The Bohlen-Pierce Symposium
First symposium on the Bohlen-Pierce scale, Boston, March 7 – 9, 2010
Walker: Songs

Love Song – 4:40

Elaine Walker, Sonome/voice
Richard Boulanger, Sonome/BP piano
Daniel Sedgwick, percussion
Marji Gere, Violin
Love Song
My mission since the early nineties has been to write microtonal music in the same style that I would otherwise use 12 tones for. I see no reason to treat microtonal scales, particularly equal tempered ones of a reasonable size, any differently than the 12 tone tuning, other than to get to know each for its unique “flavor”.  Since I normally write electronic pop of a strange brand, Love Song was a deliberate exercise to use more accessible parts than I normally do. I chose a familiar topic (love and heartache). I chose familiar sounds (piano, cello, flute). My intention in doing so was to allow the Bohlen-Pierce scale to stand on its own. Secondly, since the listener has familiarity to grasp onto, it was my hope that no one would even notice the strange, alien tuning.

Stick Men – 7:20

Elaine Walker, BP-tar
Richard Boulanger, BP classical guitar/Sonome/BP piano
Ron Sword, 9-string BP electric guitar
Stick Men
Stick Men was my first Bohlen-Pierce Scale composition. It was inspired by Dr. Boulanger’s early BP compositions.
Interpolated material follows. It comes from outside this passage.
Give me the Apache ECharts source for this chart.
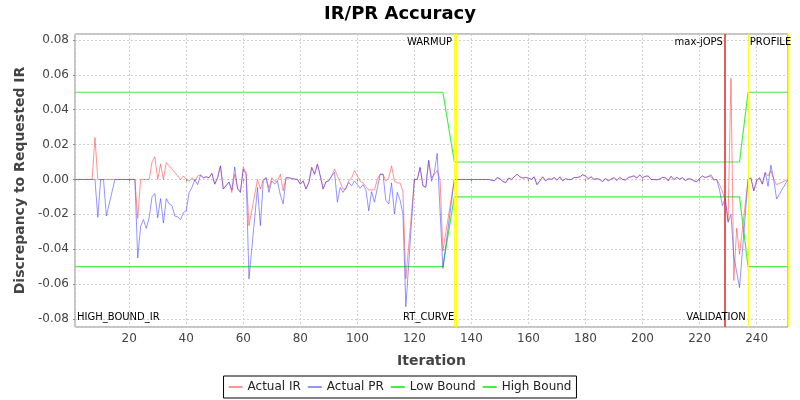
<!DOCTYPE html>
<html><head><meta charset="utf-8">
<script src="https://cdn.jsdelivr.net/npm/echarts@6/dist/echarts.min.js"></script>
<style>html,body{margin:0;padding:0;background:#fff}#c{width:800px;height:400px}</style>
</head><body><div id="c"></div>
<script>
const firstIteration = 1;
const actualIR = [
 0,0,0,0,0,0,0,0.024,0,0,
 0,0,0,0,0,0,0,0,0,0,
 0,0,-0.0223,0,0,0,0,0.010,0.013,0,
 0.0088,0,0.0097,0.0078,0.006,0.004,0.002,0,0.002,0,
 -0.001,0.001,-0.001,0.002,0.0025,0.001,0.0015,0.001,0.0035,-0.0027,
 0.001,0.0078,-0.0055,-0.0035,-0.0015,-0.0075,0.003,-0.005,-0.007,0.007,
 0.004,-0.0265,null,null,0,-0.0055,0,0.001,-0.005,0.001,
 -0.001,-0.001,0.003,-0.0065,0.001,0.001,0.0005,0.0002,0,-0.0027,
 -0.0008,-0.0055,-0.0017,0.0069,0.003,0.0088,0.002,-0.0055,-0.0013,-0.0008,
 0.002,0.006,0.002,-0.0017,-0.0055,-0.0055,-0.0008,0.001,0.005,0.002,
 -0.001,-0.002,-0.004,-0.006,-0.006,-0.006,0,0.003,0.003,-0.001,
 0.001,0.0078,-0.001,-0.002,-0.002,-0.007,-0.057,null,null,0,
 0,0.0069,-0.0036,-0.0045,0.0107,0.001,0.003,0.005,0,-0.041,
 null,null,null,0,0,0,0,0,0,0,
 0,0,0,0,0,0,-0.0004,-0.0008,0.0011,0.0004,
 -0.0011,-0.0019,0.0008,0,0.0015,0.003,0.0015,0.0008,0.0011,0.0008,
 0,0.0015,-0.003,-0.0008,0.0015,-0.0008,0.0004,0,0.0011,-0.0004,
 0.0015,-0.0008,0.0004,0,0,0.0011,0.0011,0.0015,0.0027,0.0019,
 0.0004,0.0015,0,0.0005,0,-0.0013,0.0006,-0.0008,0.0002,0.001,
 -0.0005,0.0012,0,-0.0003,0.0011,0.0015,0.0021,0.0008,0.0026,0.001,
 0.0018,0.002,-0.0001,0,-0.0002,0.0002,0.0012,0.001,-0.0008,0.0018,
 0,0.0012,0.0002,0.001,-0.0006,0.0004,0.0002,-0.0008,-0.0013,0.0006,
 0.002,0.0011,0.0017,0.0015,-0.0002,0,-0.003,-0.007,-0.012,-0.024,
 0.058,-0.058,-0.028,-0.043,null,null,0,0.0005,-0.0065,-0.0008,
 0.001,-0.0027,0.004,0.002,0.005,0,-0.003,null,null,null,
 0
];
const actualPR = [
 0,0,0,0,0,0,0,0,-0.0217,0,
 0,-0.021,null,null,0,0,0,0,0,0,
 0,0,-0.045,-0.027,-0.023,-0.028,-0.022,-0.010,-0.008,-0.022,
 -0.011,-0.025,-0.011,-0.014,-0.015,-0.021,-0.0215,-0.023,-0.019,-0.018,
 -0.0075,-0.0046,0,-0.003,0.0025,0.001,0.0015,0.001,0.0035,-0.0027,
 0.001,0.0078,-0.0055,-0.0035,-0.0015,-0.006,0.0072,-0.0055,-0.0075,0.006,
 0.003,-0.057,null,null,-0.0046,-0.0265,-0.001,0.001,-0.0074,-0.0008,
 -0.0027,-0.001,-0.009,-0.014,0.001,0.001,0.0005,0.0002,0,-0.0027,
 -0.0008,-0.0055,-0.0017,0.0069,0.003,0.0088,0.002,-0.0055,-0.0013,-0.0008,
 0.002,0.004,-0.013,-0.0046,-0.0074,-0.0046,-0.0017,-0.0036,-0.0008,-0.003,
 -0.005,-0.003,-0.006,-0.018,-0.007,-0.013,-0.005,0.003,0.003,-0.012,
 -0.014,-0.002,-0.0198,-0.0074,-0.012,-0.02,-0.073,null,null,0,
 0,0.0069,-0.0036,-0.0045,0.011,-0.001,0.004,0.015,null,-0.051,
 null,null,null,0,0,0,0,0,0,0,
 0,0,0,0,0,0,-0.0004,-0.0008,0.0011,0.0004,
 -0.0011,-0.0019,0.0008,0,0.0015,0.003,0.0015,0.0008,0.0011,0.0008,
 0,0.0015,-0.003,-0.0008,0.0015,-0.0008,0.0004,0,0.0011,-0.0004,
 0.0015,-0.0008,0.0004,0,0,0.0011,0.0011,0.0015,0.0027,0.0019,
 0.0004,0.0015,0,0.0005,0,-0.0013,0.0006,-0.0008,0.0002,0.001,
 -0.0005,0.0012,0,-0.0003,0.0011,0.0015,0.0021,0.0008,0.0026,0.001,
 0.0018,0.002,-0.0001,0,-0.0002,0.0002,0.0012,0.001,-0.0008,0.0018,
 0,0.0012,0.0002,0.001,-0.0006,0.0004,0.0002,-0.0008,-0.0013,0.0006,
 0.002,0.0011,0.0017,0.0027,-0.0002,0,-0.006,-0.015,-0.011,-0.0246,
 -0.02,-0.044,-0.053,-0.062,null,null,0,0.001,-0.0065,-0.0008,
 0.001,-0.0027,0.004,-0.004,0.0082,0,-0.0112,null,null,null,
 0
];
const boundIterations = [1, 130, 134, 234, 237, 251];
const lowBound  = [-0.05, -0.05, -0.01, -0.01, -0.05, -0.05];
const highBound = [ 0.05,  0.05,  0.01,  0.01,  0.05,  0.05];

const markerIterations = [133.9, 134.7, 228.9, 236.9, 251];
const markerKinds = ['phase', 'phase', 'max', 'phase', 'phase'];
const topLabels = ['WARMUP', 'max-jOPS', 'PROFILE'];
const topLabelIterations = [133.9, 228.9, 236.9];
const topLabelSides = ['left', 'left', 'right'];
const bottomLabels = ['HIGH_BOUND_IR', 'RT_CURVE', 'VALIDATION'];
const bottomLabelIterations = [1, 134.7, 236.9];
const bottomLabelSides = ['right', 'left', 'left'];

const Y_MIN = -0.0846, Y_MAX = 0.0834;
const FONT = 'DejaVu Sans';

function pairs(vals) {
  return vals.map((v, k) => [firstIteration + k, v]);
}
function boundPairs(vals) {
  return vals.map((v, k) => [boundIterations[k], v]);
}

const markLineData = markerIterations.map((x, k) => ({
  xAxis: x,
  lineStyle: markerKinds[k] === 'max'
    ? { color: '#e83030', width: 1.6, type: 'solid' }
    : { color: '#ffff20', width: 1.2, type: 'solid' }
}));
const labelPoints = [];
topLabels.forEach((t, k) => labelPoints.push({
  name: t, coord: [topLabelIterations[k], Y_MAX - 0.0047],
  label: { position: topLabelSides[k] }
}));
bottomLabels.forEach((t, k) => labelPoints.push({
  name: t, coord: [bottomLabelIterations[k], Y_MIN + 0.0053],
  label: { position: bottomLabelSides[k] }
}));

const chart = echarts.init(document.getElementById('c'), null, { renderer: 'canvas' });
chart.setOption({
  animation: false,
  backgroundColor: '#fff',
  title: {
    text: 'IR/PR Accuracy', left: 'center', top: 0,
    textStyle: { fontFamily: FONT, fontSize: 18, fontWeight: 'bold', color: '#000' }
  },
  legend: {
    data: ['Actual IR', 'Actual PR', 'Low Bound', 'High Bound'],
    bottom: 2, left: 'center',
    icon: 'rect', itemWidth: 14, itemHeight: 2, itemGap: 7,
    borderColor: '#000', borderWidth: 1, padding: [5, 5],
    textStyle: { fontFamily: FONT, fontSize: 12, color: '#222' }
  },
  grid: {
    left: 75, right: 12, top: 34, bottom: 73,
    show: true, borderColor: '#888', borderWidth: 1, backgroundColor: '#fff'
  },
  xAxis: {
    type: 'value', min: 1, max: 251, splitNumber: 12,
    name: 'Iteration', nameLocation: 'middle', nameGap: 27,
    nameTextStyle: { fontFamily: FONT, fontSize: 14, fontWeight: 'bold', color: '#444' },
    axisLine: { show: false },
    axisTick: { show: true, length: 2, lineStyle: { color: '#888' } },
    axisLabel: { fontFamily: FONT, fontSize: 12, color: '#444', margin: 6,
      showMinLabel: false, showMaxLabel: false },
    splitLine: { show: true, lineStyle: { color: '#cfcfcf', type: [2, 2], width: 1 } }
  },
  yAxis: {
    type: 'value', min: Y_MIN, max: Y_MAX, splitNumber: 8,
    name: 'Discrepancy to Requested IR', nameLocation: 'middle', nameGap: 48,
    nameTextStyle: { fontFamily: FONT, fontSize: 14, fontWeight: 'bold', color: '#444' },
    axisLine: { show: false },
    axisTick: { show: true, length: 2, lineStyle: { color: '#888' } },
    axisLabel: { fontFamily: FONT, fontSize: 12, color: '#444', margin: 6,
      showMinLabel: false, showMaxLabel: false,
      formatter: v => v.toFixed(2) },
    splitLine: { show: true, lineStyle: { color: '#cfcfcf', type: [2, 2], width: 1 } }
  },
  series: [
    { name: 'Actual IR', type: 'line', data: pairs(actualIR), symbol: 'none', showSymbol: false,
      connectNulls: true, color: 'rgba(255,60,60,0.55)',
      lineStyle: { width: 1, color: 'rgba(255,60,60,0.55)' }, z: 3 },
    { name: 'Actual PR', type: 'line', data: pairs(actualPR), symbol: 'none', showSymbol: false,
      connectNulls: true, color: 'rgba(60,60,255,0.55)',
      lineStyle: { width: 1, color: 'rgba(60,60,255,0.55)' }, z: 3 },
    { name: 'Low Bound', type: 'line', data: boundPairs(lowBound), symbol: 'none', showSymbol: false,
      color: '#44ee44', lineStyle: { width: 1.2, color: '#44ee44' }, z: 2 },
    { name: 'High Bound', type: 'line', data: boundPairs(highBound), symbol: 'none', showSymbol: false,
      color: '#44ee44', lineStyle: { width: 1.2, color: '#44ee44' }, z: 2 },
    { name: 'markers', type: 'line', data: [], symbol: 'none', z: 4,
      markLine: { silent: true, symbol: ['none', 'none'], label: { show: false },
        data: markLineData },
      markPoint: { silent: true, symbol: 'circle', symbolSize: 0,
        label: { show: true, formatter: '{b}', distance: 2, color: '#000',
          fontFamily: FONT, fontSize: 10 },
        data: labelPoints }
    }
  ]
});
</script>
</body></html>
The piece portrays my initial unfamiliarity with BP, repeating simple lines over and over, letting them sink in, becoming more and more familiar, then gradually modulating and adding new motifs, while still feeling afraid to explore this new harmonic territory. I clearly remember the combination of absolute fear and awe that this tuning stirred in me. Gradually, minutes in, the music becomes more free with the tuning, embracing the dissonance along with its incredible tonality. Every BP composer must go through a similar process of noticing the “minor thirds”, then finally making the decision whether or not to embrace the “short octave” at some point, which I do to an extreme at the end.